[Set exercise]: Skip the pictures and quote all of the lines exactly.

•••

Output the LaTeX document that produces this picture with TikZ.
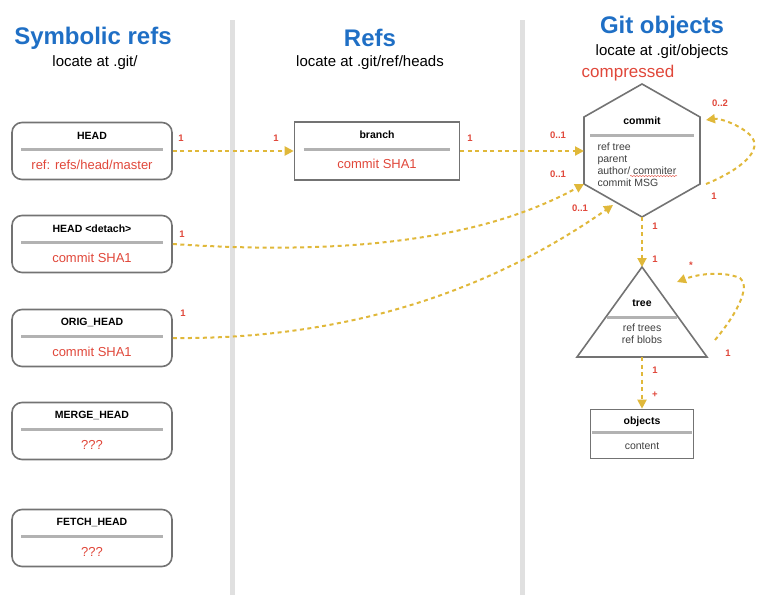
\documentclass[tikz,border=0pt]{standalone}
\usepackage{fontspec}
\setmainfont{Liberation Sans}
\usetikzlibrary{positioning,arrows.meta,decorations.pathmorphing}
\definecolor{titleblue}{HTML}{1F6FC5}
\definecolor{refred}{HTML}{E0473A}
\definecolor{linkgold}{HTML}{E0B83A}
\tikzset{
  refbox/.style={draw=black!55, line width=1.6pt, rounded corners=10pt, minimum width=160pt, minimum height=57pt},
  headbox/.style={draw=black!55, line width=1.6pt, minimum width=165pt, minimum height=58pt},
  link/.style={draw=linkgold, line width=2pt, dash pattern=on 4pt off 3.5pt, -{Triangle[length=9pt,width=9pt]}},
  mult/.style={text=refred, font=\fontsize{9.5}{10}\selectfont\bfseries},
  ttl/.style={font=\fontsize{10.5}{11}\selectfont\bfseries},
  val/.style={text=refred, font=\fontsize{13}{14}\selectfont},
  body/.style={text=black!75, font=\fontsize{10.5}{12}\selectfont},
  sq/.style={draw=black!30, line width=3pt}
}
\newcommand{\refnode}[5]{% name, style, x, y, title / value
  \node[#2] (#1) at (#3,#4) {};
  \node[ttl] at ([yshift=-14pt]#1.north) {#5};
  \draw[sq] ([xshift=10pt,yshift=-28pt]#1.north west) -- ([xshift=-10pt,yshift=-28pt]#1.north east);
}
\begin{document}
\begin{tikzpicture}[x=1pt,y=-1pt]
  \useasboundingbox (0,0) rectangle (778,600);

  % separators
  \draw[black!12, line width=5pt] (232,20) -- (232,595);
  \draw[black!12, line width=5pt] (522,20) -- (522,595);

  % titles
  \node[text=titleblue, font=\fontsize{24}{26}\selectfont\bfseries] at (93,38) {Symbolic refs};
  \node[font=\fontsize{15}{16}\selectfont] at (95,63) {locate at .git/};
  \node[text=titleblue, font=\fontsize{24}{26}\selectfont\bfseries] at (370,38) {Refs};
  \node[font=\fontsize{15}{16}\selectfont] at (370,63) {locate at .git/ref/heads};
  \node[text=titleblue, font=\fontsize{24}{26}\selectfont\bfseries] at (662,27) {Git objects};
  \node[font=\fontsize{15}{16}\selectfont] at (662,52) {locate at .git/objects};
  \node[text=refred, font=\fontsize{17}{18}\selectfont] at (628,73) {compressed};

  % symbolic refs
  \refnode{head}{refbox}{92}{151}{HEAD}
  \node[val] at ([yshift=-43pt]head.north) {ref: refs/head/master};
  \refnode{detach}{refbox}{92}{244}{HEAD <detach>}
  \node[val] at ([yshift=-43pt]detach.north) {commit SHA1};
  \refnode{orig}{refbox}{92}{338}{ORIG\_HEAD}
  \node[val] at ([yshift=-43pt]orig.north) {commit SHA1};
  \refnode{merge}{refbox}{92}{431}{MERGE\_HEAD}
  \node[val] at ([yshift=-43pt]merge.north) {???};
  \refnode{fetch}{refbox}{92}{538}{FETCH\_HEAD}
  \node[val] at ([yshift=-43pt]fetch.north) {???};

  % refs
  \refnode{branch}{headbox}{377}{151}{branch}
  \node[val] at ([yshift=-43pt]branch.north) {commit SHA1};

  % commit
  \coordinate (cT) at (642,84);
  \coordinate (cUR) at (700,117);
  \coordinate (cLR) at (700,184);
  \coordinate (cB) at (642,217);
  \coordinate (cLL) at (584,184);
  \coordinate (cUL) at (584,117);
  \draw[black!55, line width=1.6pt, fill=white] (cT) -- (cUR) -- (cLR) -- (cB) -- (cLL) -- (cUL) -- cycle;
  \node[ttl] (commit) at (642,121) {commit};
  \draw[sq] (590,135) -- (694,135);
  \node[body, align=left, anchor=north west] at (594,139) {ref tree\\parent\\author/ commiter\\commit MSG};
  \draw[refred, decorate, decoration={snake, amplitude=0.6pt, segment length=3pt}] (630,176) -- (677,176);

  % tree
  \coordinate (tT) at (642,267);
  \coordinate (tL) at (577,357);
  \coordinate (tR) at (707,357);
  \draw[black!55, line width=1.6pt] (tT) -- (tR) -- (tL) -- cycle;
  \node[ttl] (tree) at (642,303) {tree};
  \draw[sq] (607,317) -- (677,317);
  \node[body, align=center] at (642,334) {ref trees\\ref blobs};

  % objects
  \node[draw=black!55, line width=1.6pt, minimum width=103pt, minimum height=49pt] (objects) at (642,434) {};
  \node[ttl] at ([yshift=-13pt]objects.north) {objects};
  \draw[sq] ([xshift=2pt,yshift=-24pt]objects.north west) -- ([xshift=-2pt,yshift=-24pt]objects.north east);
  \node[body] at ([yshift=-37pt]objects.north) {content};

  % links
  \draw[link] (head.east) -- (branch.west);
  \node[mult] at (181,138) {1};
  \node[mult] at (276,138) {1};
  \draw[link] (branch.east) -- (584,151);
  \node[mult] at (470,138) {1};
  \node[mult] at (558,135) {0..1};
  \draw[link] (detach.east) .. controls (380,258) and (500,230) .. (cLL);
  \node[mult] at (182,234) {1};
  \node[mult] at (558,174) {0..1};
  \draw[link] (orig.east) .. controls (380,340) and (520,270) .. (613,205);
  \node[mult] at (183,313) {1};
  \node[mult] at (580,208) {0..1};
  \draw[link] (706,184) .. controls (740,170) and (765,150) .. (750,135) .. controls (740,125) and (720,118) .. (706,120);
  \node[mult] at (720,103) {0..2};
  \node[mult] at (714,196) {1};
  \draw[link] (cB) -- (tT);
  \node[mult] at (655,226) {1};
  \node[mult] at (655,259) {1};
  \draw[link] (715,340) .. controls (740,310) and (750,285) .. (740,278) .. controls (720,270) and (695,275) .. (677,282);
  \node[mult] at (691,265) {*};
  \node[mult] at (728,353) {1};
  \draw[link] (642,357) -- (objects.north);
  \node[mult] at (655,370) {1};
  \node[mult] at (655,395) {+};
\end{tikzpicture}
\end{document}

•••

[The solution]:
Output the LaTeX document that produces this picture with TikZ.
\documentclass[tikz,border=0pt]{standalone}
\usepackage{fontspec}
\setmainfont{Liberation Sans}
\usetikzlibrary{positioning,arrows.meta,decorations.pathmorphing}
\definecolor{titleblue}{HTML}{1F6FC5}
\definecolor{refred}{HTML}{E0473A}
\definecolor{linkgold}{HTML}{E0B83A}
\tikzset{
  refbox/.style={draw=black!55, line width=1.6pt, rounded corners=10pt, minimum width=160pt, minimum height=57pt},
  headbox/.style={draw=black!55, line width=1.6pt, minimum width=165pt, minimum height=58pt},
  link/.style={draw=linkgold, line width=2pt, dash pattern=on 4pt off 3.5pt, -{Triangle[length=9pt,width=9pt]}},
  mult/.style={text=refred, font=\fontsize{9.5}{10}\selectfont\bfseries},
  ttl/.style={font=\fontsize{10.5}{11}\selectfont\bfseries},
  val/.style={text=refred, font=\fontsize{13}{14}\selectfont},
  body/.style={text=black!75, font=\fontsize{10.5}{12}\selectfont},
  sq/.style={draw=black!30, line width=3pt}
}
\newcommand{\refnode}[5]{% name, style, x, y, title / value
  \node[#2] (#1) at (#3,#4) {};
  \node[ttl] at ([yshift=-14pt]#1.north) {#5};
  \draw[sq] ([xshift=10pt,yshift=-28pt]#1.north west) -- ([xshift=-10pt,yshift=-28pt]#1.north east);
}
\begin{document}
\begin{tikzpicture}[x=1pt,y=-1pt]
  \useasboundingbox (0,0) rectangle (778,600);

  % separators
  \draw[black!12, line width=5pt] (232,20) -- (232,595);
  \draw[black!12, line width=5pt] (522,20) -- (522,595);

  % titles
  \node[text=titleblue, font=\fontsize{24}{26}\selectfont\bfseries] at (93,38) {Symbolic refs};
  \node[font=\fontsize{15}{16}\selectfont] at (95,63) {locate at .git/};
  \node[text=titleblue, font=\fontsize{24}{26}\selectfont\bfseries] at (370,38) {Refs};
  \node[font=\fontsize{15}{16}\selectfont] at (370,63) {locate at .git/ref/heads};
  \node[text=titleblue, font=\fontsize{24}{26}\selectfont\bfseries] at (662,27) {Git objects};
  \node[font=\fontsize{15}{16}\selectfont] at (662,52) {locate at .git/objects};
  \node[text=refred, font=\fontsize{17}{18}\selectfont] at (628,73) {compressed};

  % symbolic refs
  \refnode{head}{refbox}{92}{151}{HEAD}
  \node[val] at ([yshift=-43pt]head.north) {ref: refs/head/master};
  \refnode{detach}{refbox}{92}{244}{HEAD <detach>}
  \node[val] at ([yshift=-43pt]detach.north) {commit SHA1};
  \refnode{orig}{refbox}{92}{338}{ORIG\_HEAD}
  \node[val] at ([yshift=-43pt]orig.north) {commit SHA1};
  \refnode{merge}{refbox}{92}{431}{MERGE\_HEAD}
  \node[val] at ([yshift=-43pt]merge.north) {???};
  \refnode{fetch}{refbox}{92}{538}{FETCH\_HEAD}
  \node[val] at ([yshift=-43pt]fetch.north) {???};

  % refs
  \refnode{branch}{headbox}{377}{151}{branch}
  \node[val] at ([yshift=-43pt]branch.north) {commit SHA1};

  % commit
  \coordinate (cT) at (642,84);
  \coordinate (cUR) at (700,117);
  \coordinate (cLR) at (700,184);
  \coordinate (cB) at (642,217);
  \coordinate (cLL) at (584,184);
  \coordinate (cUL) at (584,117);
  \draw[black!55, line width=1.6pt, fill=white] (cT) -- (cUR) -- (cLR) -- (cB) -- (cLL) -- (cUL) -- cycle;
  \node[ttl] (commit) at (642,121) {commit};
  \draw[sq] (590,135) -- (694,135);
  \node[body, align=left, anchor=north west] at (594,139) {ref tree\\parent\\author/ commiter\\commit MSG};
  \draw[refred, decorate, decoration={snake, amplitude=0.6pt, segment length=3pt}] (630,176) -- (677,176);

  % tree
  \coordinate (tT) at (642,267);
  \coordinate (tL) at (577,357);
  \coordinate (tR) at (707,357);
  \draw[black!55, line width=1.6pt] (tT) -- (tR) -- (tL) -- cycle;
  \node[ttl] (tree) at (642,303) {tree};
  \draw[sq] (607,317) -- (677,317);
  \node[body, align=center] at (642,334) {ref trees\\ref blobs};

  % objects
  \node[draw=black!55, line width=1.6pt, minimum width=103pt, minimum height=49pt] (objects) at (642,434) {};
  \node[ttl] at ([yshift=-13pt]objects.north) {objects};
  \draw[sq] ([xshift=2pt,yshift=-24pt]objects.north west) -- ([xshift=-2pt,yshift=-24pt]objects.north east);
  \node[body] at ([yshift=-37pt]objects.north) {content};

  % links
  \draw[link] (head.east) -- (branch.west);
  \node[mult] at (181,138) {1};
  \node[mult] at (276,138) {1};
  \draw[link] (branch.east) -- (584,151);
  \node[mult] at (470,138) {1};
  \node[mult] at (558,135) {0..1};
  \draw[link] (detach.east) .. controls (380,258) and (500,230) .. (cLL);
  \node[mult] at (182,234) {1};
  \node[mult] at (558,174) {0..1};
  \draw[link] (orig.east) .. controls (380,340) and (520,270) .. (613,205);
  \node[mult] at (183,313) {1};
  \node[mult] at (580,208) {0..1};
  \draw[link] (706,184) .. controls (740,170) and (765,150) .. (750,135) .. controls (740,125) and (720,118) .. (706,120);
  \node[mult] at (720,103) {0..2};
  \node[mult] at (714,196) {1};
  \draw[link] (cB) -- (tT);
  \node[mult] at (655,226) {1};
  \node[mult] at (655,259) {1};
  \draw[link] (715,340) .. controls (740,310) and (750,285) .. (740,278) .. controls (720,270) and (695,275) .. (677,282);
  \node[mult] at (691,265) {*};
  \node[mult] at (728,353) {1};
  \draw[link] (642,357) -- (objects.north);
  \node[mult] at (655,370) {1};
  \node[mult] at (655,395) {+};
\end{tikzpicture}
\end{document}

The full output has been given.